* Begin *

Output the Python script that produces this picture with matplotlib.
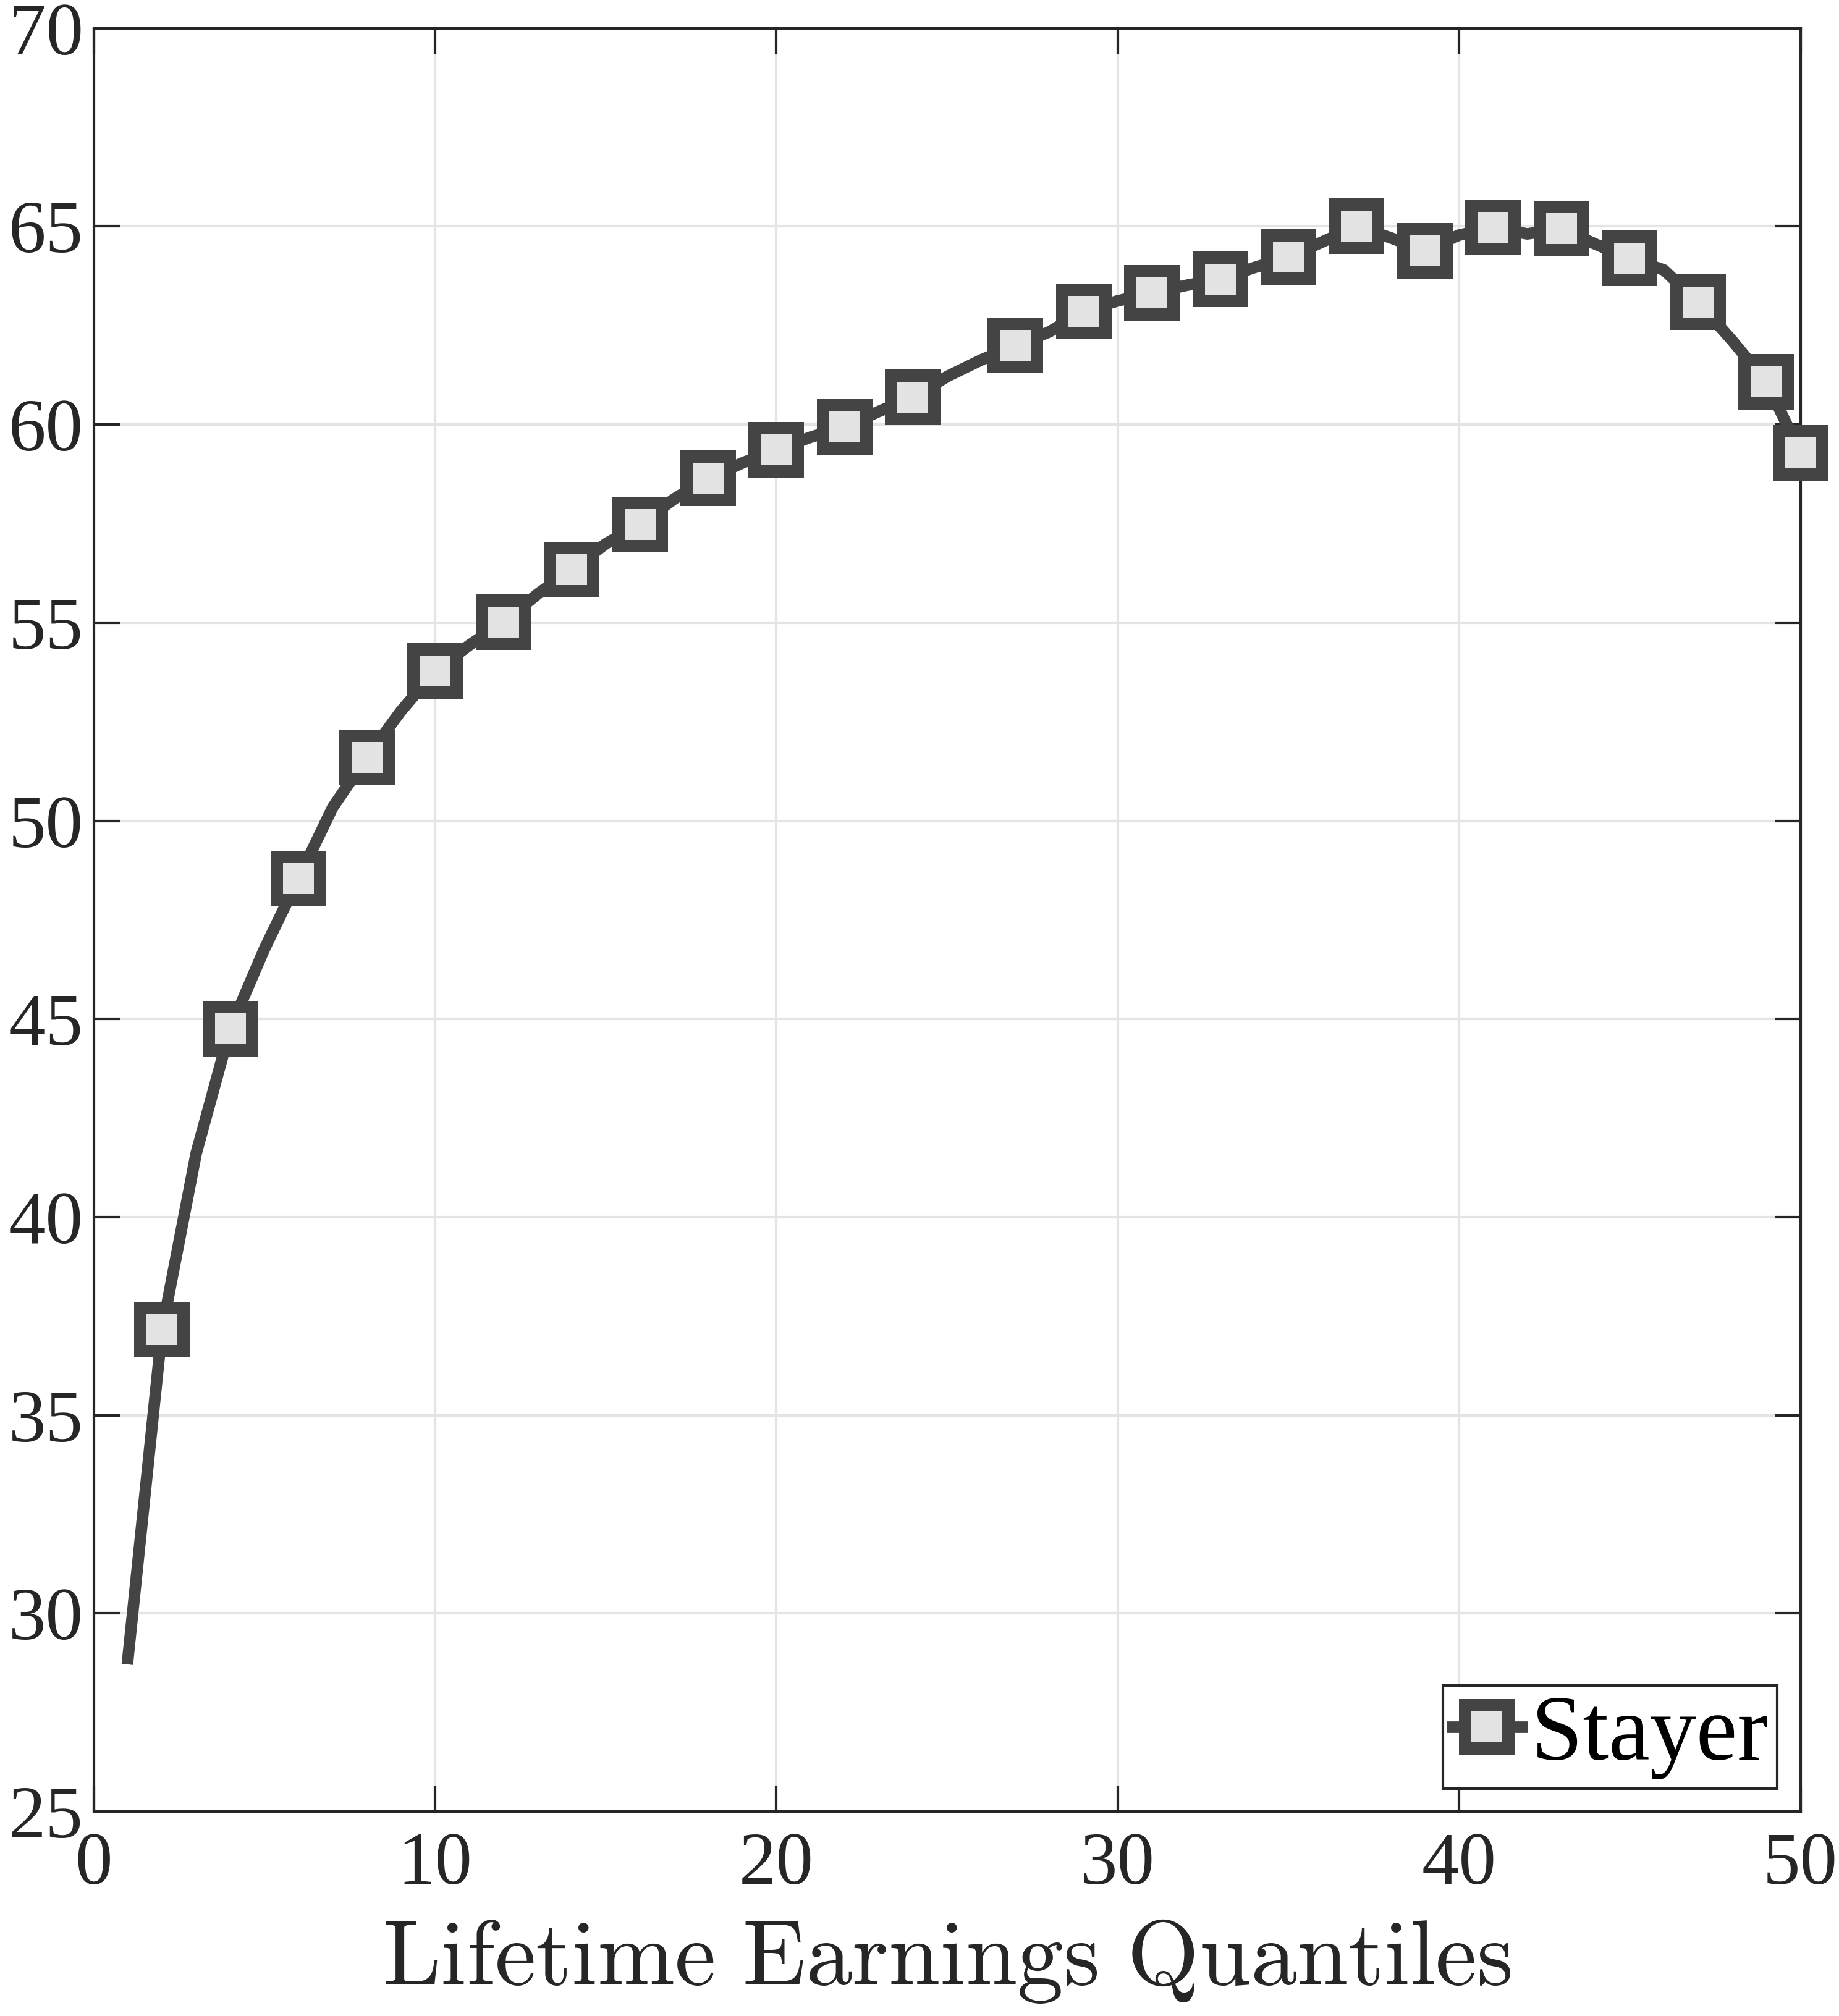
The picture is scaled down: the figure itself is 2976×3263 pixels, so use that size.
import matplotlib.pyplot as plt

# quantile index and value
quantiles = list(range(1, 51))
stayer = [28.86, 37.16, 41.61, 44.76, 46.77, 48.55, 50.34, 51.60, 52.77, 53.78,
          54.43, 55.01, 55.72, 56.34, 56.99, 57.48, 58.12, 58.64, 59.03, 59.36,
          59.68, 59.94, 60.33, 60.69, 61.21, 61.63, 61.99, 62.34, 62.86, 63.12,
          63.32, 63.51, 63.67, 63.96, 64.22, 64.61, 65.00, 64.71, 64.39, 64.78,
          64.97, 64.81, 64.94, 64.55, 64.19, 63.90, 63.09, 62.12, 61.08, 59.29]
# positions (in quantiles) that carry a marker
marker_at = [2, 4, 6, 8, 10, 12, 14, 16, 18, 20, 22, 24,
             27, 29, 31, 33, 35, 37, 39, 41, 43, 45, 47, 49, 50]

plt.rcParams['mathtext.fontset'] = 'cm'
serif = ['Liberation Serif', 'DejaVu Serif']

fig = plt.figure(figsize=(2976 / 300, 3263 / 300), dpi=300)
ax = fig.add_axes([0.051, 0.1014, 0.928, 0.8846])

idx = [quantiles.index(q) for q in marker_at]
ax.plot(quantiles, stayer, color='#444444', lw=4.5, marker='s', markevery=idx,
        ms=17, mew=4.8, mfc='#e3e3e3', mec='#444444', label='Stayer',
        solid_joinstyle='round', clip_on=False, zorder=3)

ax.set_xlim(0, 50)
ax.set_ylim(25, 70)
ax.set_xticks(range(0, 51, 10))
ax.set_yticks(range(25, 71, 5))
ax.grid(True, color='#e4e4e4', lw=1.0)
ax.set_axisbelow(True)
ax.tick_params(direction='in', length=10, width=1.0, top=True, right=True,
               colors='#262626', labelsize=29, pad=8)
ax.tick_params(axis='y', pad=4)
for lbl in ax.get_xticklabels() + ax.get_yticklabels():
    lbl.set_family(serif)
for s in ax.spines.values():
    s.set_color('#262626')
    s.set_linewidth(1.0)

ax.set_xlabel(r'$\mathrm{Lifetime\ Earnings\ Quantiles}$', fontsize=36,
              color='#262626', labelpad=6)

leg = ax.legend(loc='lower right', prop={'family': serif, 'size': 36},
                handlelength=0.75, handletextpad=0.1, borderpad=0.1,
                fancybox=False, framealpha=1, edgecolor='#262626',
                borderaxespad=0.25)
leg.get_frame().set_linewidth(1.0)

fig.savefig('out.png', dpi=300)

* End *

[Work to do] Transcribe all the lines above exactly, apart from the pictures.

[Response for this exercise]
Output the Python script that produces this picture with matplotlib.
The picture is scaled down: the figure itself is 2976×3263 pixels, so use that size.
import matplotlib.pyplot as plt

# quantile index and value
quantiles = list(range(1, 51))
stayer = [28.86, 37.16, 41.61, 44.76, 46.77, 48.55, 50.34, 51.60, 52.77, 53.78,
          54.43, 55.01, 55.72, 56.34, 56.99, 57.48, 58.12, 58.64, 59.03, 59.36,
          59.68, 59.94, 60.33, 60.69, 61.21, 61.63, 61.99, 62.34, 62.86, 63.12,
          63.32, 63.51, 63.67, 63.96, 64.22, 64.61, 65.00, 64.71, 64.39, 64.78,
          64.97, 64.81, 64.94, 64.55, 64.19, 63.90, 63.09, 62.12, 61.08, 59.29]
# positions (in quantiles) that carry a marker
marker_at = [2, 4, 6, 8, 10, 12, 14, 16, 18, 20, 22, 24,
             27, 29, 31, 33, 35, 37, 39, 41, 43, 45, 47, 49, 50]

plt.rcParams['mathtext.fontset'] = 'cm'
serif = ['Liberation Serif', 'DejaVu Serif']

fig = plt.figure(figsize=(2976 / 300, 3263 / 300), dpi=300)
ax = fig.add_axes([0.051, 0.1014, 0.928, 0.8846])

idx = [quantiles.index(q) for q in marker_at]
ax.plot(quantiles, stayer, color='#444444', lw=4.5, marker='s', markevery=idx,
        ms=17, mew=4.8, mfc='#e3e3e3', mec='#444444', label='Stayer',
        solid_joinstyle='round', clip_on=False, zorder=3)

ax.set_xlim(0, 50)
ax.set_ylim(25, 70)
ax.set_xticks(range(0, 51, 10))
ax.set_yticks(range(25, 71, 5))
ax.grid(True, color='#e4e4e4', lw=1.0)
ax.set_axisbelow(True)
ax.tick_params(direction='in', length=10, width=1.0, top=True, right=True,
               colors='#262626', labelsize=29, pad=8)
ax.tick_params(axis='y', pad=4)
for lbl in ax.get_xticklabels() + ax.get_yticklabels():
    lbl.set_family(serif)
for s in ax.spines.values():
    s.set_color('#262626')
    s.set_linewidth(1.0)

ax.set_xlabel(r'$\mathrm{Lifetime\ Earnings\ Quantiles}$', fontsize=36,
              color='#262626', labelpad=6)

leg = ax.legend(loc='lower right', prop={'family': serif, 'size': 36},
                handlelength=0.75, handletextpad=0.1, borderpad=0.1,
                fancybox=False, framealpha=1, edgecolor='#262626',
                borderaxespad=0.25)
leg.get_frame().set_linewidth(1.0)

fig.savefig('out.png', dpi=300)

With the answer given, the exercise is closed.